As Quartz has noted before, Canada has a lot to offer—whether to Canadians, who are enjoying a widespread increase in household wealth while shrinking the gap between rich and poor, or to Indian techies, who are increasingly looking to Canada as the US tightens restrictions on work visas.
We weren’t wrong when we declared that the “American” dream is alive and well on the other side of the US northern border, but a new study from Canada suggests the story, at least for young people working in STEM fields, is a lot more complicated.
According to a survey from the Innovation Policy Lab at the University of Toronto’s Munk School of Global Affairs, one in four Canadian STEM grads from three of the country’s top colleges are leaving Canada, with the vast majority heading to the US. The largest “brain drain” can be seen among software-engineering majors, two-thirds of whom left Canada in the time period covered by the study (2015 and 2016).
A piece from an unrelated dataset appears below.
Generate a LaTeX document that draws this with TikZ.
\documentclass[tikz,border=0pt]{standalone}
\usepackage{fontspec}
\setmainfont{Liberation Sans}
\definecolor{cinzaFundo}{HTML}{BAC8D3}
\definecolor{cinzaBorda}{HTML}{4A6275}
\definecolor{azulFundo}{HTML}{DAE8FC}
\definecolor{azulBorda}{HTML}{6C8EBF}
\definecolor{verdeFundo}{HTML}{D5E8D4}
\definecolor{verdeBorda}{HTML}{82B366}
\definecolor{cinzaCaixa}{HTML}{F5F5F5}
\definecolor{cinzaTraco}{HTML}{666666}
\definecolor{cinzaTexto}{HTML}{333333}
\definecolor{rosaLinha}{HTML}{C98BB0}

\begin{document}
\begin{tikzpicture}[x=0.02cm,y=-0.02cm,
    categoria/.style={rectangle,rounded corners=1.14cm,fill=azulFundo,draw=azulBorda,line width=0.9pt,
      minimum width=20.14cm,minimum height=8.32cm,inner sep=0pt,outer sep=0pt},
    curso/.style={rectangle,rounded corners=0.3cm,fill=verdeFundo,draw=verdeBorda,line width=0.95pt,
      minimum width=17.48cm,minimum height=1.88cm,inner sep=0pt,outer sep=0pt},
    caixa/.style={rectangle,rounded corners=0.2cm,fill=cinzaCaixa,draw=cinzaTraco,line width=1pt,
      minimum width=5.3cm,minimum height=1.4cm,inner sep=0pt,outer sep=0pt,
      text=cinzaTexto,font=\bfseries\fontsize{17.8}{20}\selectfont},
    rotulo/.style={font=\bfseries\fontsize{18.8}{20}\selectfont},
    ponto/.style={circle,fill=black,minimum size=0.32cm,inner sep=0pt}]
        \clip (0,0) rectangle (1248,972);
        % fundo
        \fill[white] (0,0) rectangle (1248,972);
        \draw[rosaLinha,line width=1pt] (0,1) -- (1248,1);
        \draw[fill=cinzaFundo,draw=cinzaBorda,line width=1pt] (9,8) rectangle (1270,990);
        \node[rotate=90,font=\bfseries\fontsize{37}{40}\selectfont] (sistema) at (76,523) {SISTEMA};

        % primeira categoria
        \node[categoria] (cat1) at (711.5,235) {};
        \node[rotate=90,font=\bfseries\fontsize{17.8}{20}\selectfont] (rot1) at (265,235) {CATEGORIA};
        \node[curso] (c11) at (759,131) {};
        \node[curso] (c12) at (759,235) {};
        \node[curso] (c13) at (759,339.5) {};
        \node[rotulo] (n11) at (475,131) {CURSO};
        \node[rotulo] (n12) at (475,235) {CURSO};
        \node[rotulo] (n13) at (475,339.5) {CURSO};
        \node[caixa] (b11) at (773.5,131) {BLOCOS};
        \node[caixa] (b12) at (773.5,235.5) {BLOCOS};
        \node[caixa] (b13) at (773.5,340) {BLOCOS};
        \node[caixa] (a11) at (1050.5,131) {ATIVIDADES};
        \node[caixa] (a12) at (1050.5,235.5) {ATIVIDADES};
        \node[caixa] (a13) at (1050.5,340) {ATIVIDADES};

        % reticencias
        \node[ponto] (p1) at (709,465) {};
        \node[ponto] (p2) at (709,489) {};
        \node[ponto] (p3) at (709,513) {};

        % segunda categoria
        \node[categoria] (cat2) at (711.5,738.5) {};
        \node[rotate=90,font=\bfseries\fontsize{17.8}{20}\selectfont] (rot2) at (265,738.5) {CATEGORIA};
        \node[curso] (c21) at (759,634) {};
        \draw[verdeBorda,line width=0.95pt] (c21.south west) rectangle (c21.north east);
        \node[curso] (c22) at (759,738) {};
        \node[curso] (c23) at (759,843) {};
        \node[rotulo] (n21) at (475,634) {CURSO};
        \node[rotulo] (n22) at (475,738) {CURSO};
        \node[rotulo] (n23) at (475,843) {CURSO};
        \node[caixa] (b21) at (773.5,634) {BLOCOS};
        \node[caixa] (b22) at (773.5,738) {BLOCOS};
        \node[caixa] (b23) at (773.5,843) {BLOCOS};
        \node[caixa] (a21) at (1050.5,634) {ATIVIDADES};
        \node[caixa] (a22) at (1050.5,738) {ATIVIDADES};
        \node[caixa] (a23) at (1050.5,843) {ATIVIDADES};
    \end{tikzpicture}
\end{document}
A third of students in computer engineering and computer science also flew south. Silicon Valley is the biggest draw.
As the Globe and Mail reports, the survey results should be setting off alarms in the domestic industry and among government agencies that subsidize education, only to see graduates contribute to economies elsewhere. And it throws a wrench into the narrative sold by prime minister Justin Trudeau’s administration, which has repeatedly pitched Canada as a rising, globalist hotbed of talent and innovation.
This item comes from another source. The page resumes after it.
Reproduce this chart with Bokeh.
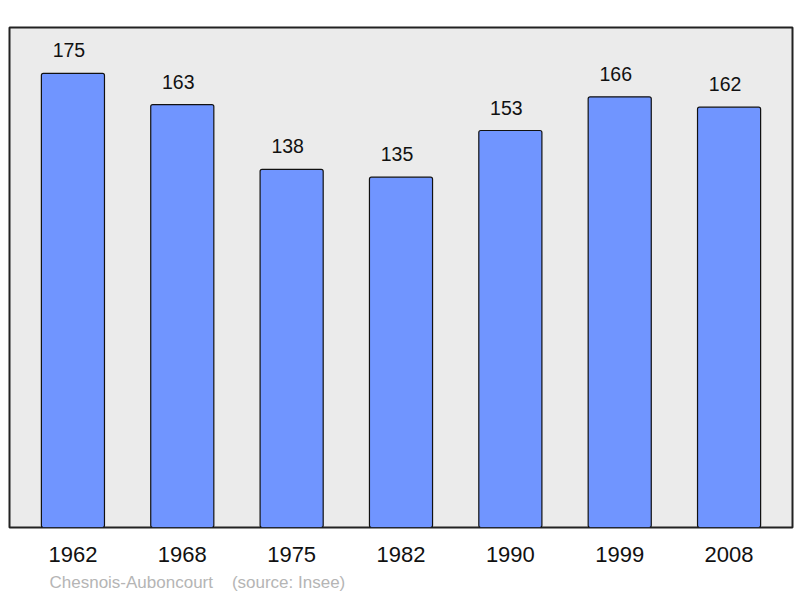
from bokeh.plotting import figure
from bokeh.models import FactorRange, Range1d, ColumnDataSource, LabelSet, Title
from bokeh.core.properties import value
from bokeh.embed import file_html
from bokeh.resources import INLINE

years = ["1962", "1968", "1975", "1982", "1990", "1999", "2008"]
population = [175, 163, 138, 135, 153, 166, 162]
footer = "Chesnois-Auboncourt\u00a0\u00a0\u00a0\u00a0(source: Insee)"

FONT = "Liberation Sans"

src = ColumnDataSource(dict(year=years, pop=population, lab=[str(v) for v in population]))

p = figure(
    width=799, height=597,
    x_range=FactorRange(*years, range_padding=0.16 / 7),
    y_range=Range1d(0, 192.7),
    output_backend="svg", toolbar_location=None,
    min_border_left=9, min_border_right=7, min_border_top=27, min_border_bottom=6,
)
p.background_fill_color = "#ebebeb"
p.border_fill_color = "white"
p.outline_line_color = "#222222"
p.outline_line_width = 2
p.xgrid.visible = False
p.ygrid.visible = False
p.yaxis.visible = False

p.vbar(x="year", top="pop", width=0.577, source=src,
       fill_color="#7095ff", line_color="#111111", line_width=1.2,
       border_radius=2)

labels = LabelSet(x="year", y="pop", text="lab", source=src, y_offset=16, x_offset=-4,
                  text_align="center", text_baseline="alphabetic",
                  text_font=value(FONT), text_font_size=value("19.5px"),
                  text_color="#111111")
p.add_layout(labels)

ax = p.xaxis[0]
ax.axis_line_color = None
ax.major_tick_line_color = None
ax.minor_tick_line_color = None
ax.major_tick_out = 0
ax.major_tick_in = 0
ax.major_label_standoff = 19
ax.major_label_text_font = FONT
ax.major_label_text_font_size = "22px"
ax.major_label_text_color = "#111111"

p.add_layout(Title(text=footer, align="left", offset=40, text_font=FONT,
                   text_font_size="17px", text_font_style="normal",
                   text_color="#b5b5b5", standoff=12), "below")

open("out.html", "w").write(file_html(p, INLINE))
According to the survey, which looked at data from more than 3,000 students at University of Waterloo, University of British Columbia, and University of Toronto (using LinkedIn and some follow-up interviews), the departing grads are seeking both higher salaries and experience working with globally recognized tech giants like Amazon, Google, Microsoft, and Facebook. They cited opportunities for better mentoring and growth among the reasons they’d like to find positions at these iconic firms.
Canada doesn’t offer companies of the same scale, nor has its pay rates kept pace with US salaries, even as the cost of living in cities like Toronto and Vancouver has skyrocketed.
The CEO of the Toronto tech firm Delvinia Interactive, which initiated and partly funded the study, told the Globe that word on the street was that Canadian grads “weren’t even considering” applying for jobs at home. The dean of the University of Waterloo’s engineering department, however, takes issue with the survey’s results, telling the Globe and Mail that the actual migration rate among his school’s grads was slightly lower than 10%, and that 85% of its STEM grads list a Canadian address as their home address.
But Zachary Spicer, a senior associate at the Innovation Policy Lab and the study’s author, argued that the college’s address data is misleading. “The mailing address on file for recent graduates could well be their family address,” he told the paper, which is why he went with LinkedIn data. “Graduates,” he said, “have much more incentive to update their LinkedIn profiles than they do to update their address with the university to receive their alumni magazines.”